Bitcoin 3 Takeaways | Big Ideas 2026
By ARK Invest
Key Concepts
- Institutional Adoption: The integration of Bitcoin into corporate and institutional balance sheets and investment vehicles.
- Max Drawdown: The maximum observed loss from a peak to a trough of a portfolio or asset before a new peak is attained.
- Digital Gold Narrative: The theory that Bitcoin functions as a store of value similar to physical gold.
- Emerging Market Safe Haven: The use of digital assets as a hedge against local currency devaluation or economic instability in developing nations.
- Stablecoins: Cryptocurrencies pegged to a stable reserve asset, like the US Dollar, used for liquidity and transactional stability.
1. Institutional Adoption Trends
David Puell highlights a significant shift in institutional engagement with Bitcoin. A primary metric for this growth is the percentage of the total Bitcoin supply held by institutional entities, including Exchange Traded Funds (ETFs) and corporate digital asset treasuries.
- Data Point: Institutional holdings increased from 8.7% to 12% of the total Bitcoin supply over the course of 2025.
- Implication: This indicates a maturing market where Bitcoin is increasingly viewed as a legitimate asset class for institutional portfolios.
2. Diminishing Volatility and Drawdowns
A critical observation in the analysis is the structural change in Bitcoin’s price behavior. Puell notes that Bitcoin’s volatility is trending downward, evidenced by the reduction in maximum drawdowns across multiple time horizons.
- Measurement Periods: The analysis evaluated drawdowns over five-year, three-year, one-year, and three-month windows.
- Key Finding: 2025 marked a historical milestone where the averages of these drawdowns reached their shallowest levels in Bitcoin’s history.
- Significance: This suggests that as the asset matures and institutional liquidity increases, the severity of price corrections is moderating, potentially signaling a transition toward a more stable asset profile.
3. Market Cap Projections and Strategic Shifts
While the 2030 market capitalization targets for Bitcoin remain largely unchanged, the underlying assumptions driving these models have evolved based on shifting macroeconomic narratives.
- The "Digital Gold" Narrative: The argument for Bitcoin as a store of value has strengthened. This is attributed to the performance of physical gold in 2025, which bolstered the comparative narrative for Bitcoin.

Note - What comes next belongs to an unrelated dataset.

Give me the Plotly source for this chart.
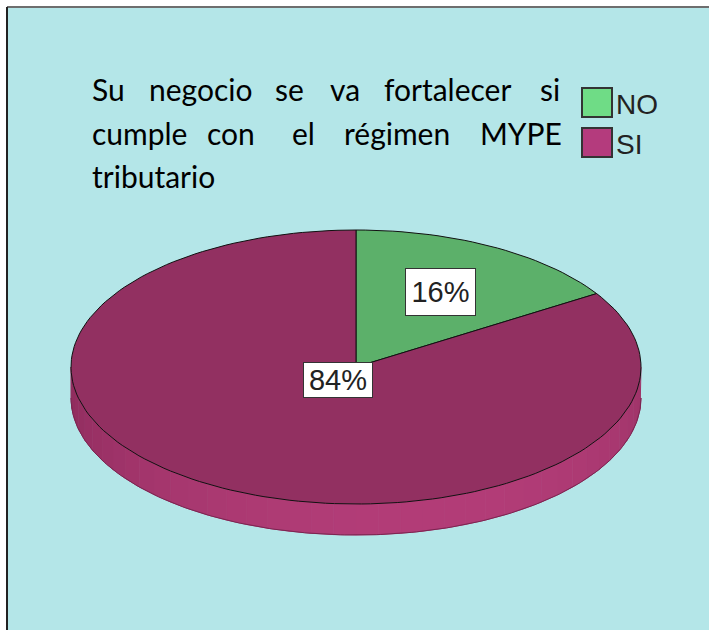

- Emerging Market Dynamics: There has been a downward revision in the expected penetration rate of Bitcoin as a "safe haven" in emerging markets.
- Strategic Reallocation: Puell explains that stablecoins are expected to capture the largest market share for transactional and safe-haven utility in emerging economies. Consequently, Bitcoin’s role in these regions is being recalibrated to represent a smaller, more specialized portion of the total allocation.
4. Synthesis and Conclusion
The outlook for Bitcoin heading toward 2030 remains robust, supported by a transition from speculative volatility to institutional integration. The core takeaways are:
- Institutionalization: Bitcoin is becoming a staple of institutional balance sheets, evidenced by the 3.3% increase in supply ownership.
- Maturity: The reduction in max drawdowns suggests a maturing market structure that is becoming more resilient to extreme price swings.
- Narrative Refinement: While Bitcoin’s role as "digital gold" is gaining traction, its utility in emerging markets is being redefined, with stablecoins taking the lead for daily transactional safe-haven needs.
Despite these shifts in the underlying assumptions regarding market penetration, the long-term valuation targets for Bitcoin remain consistent with previous projections.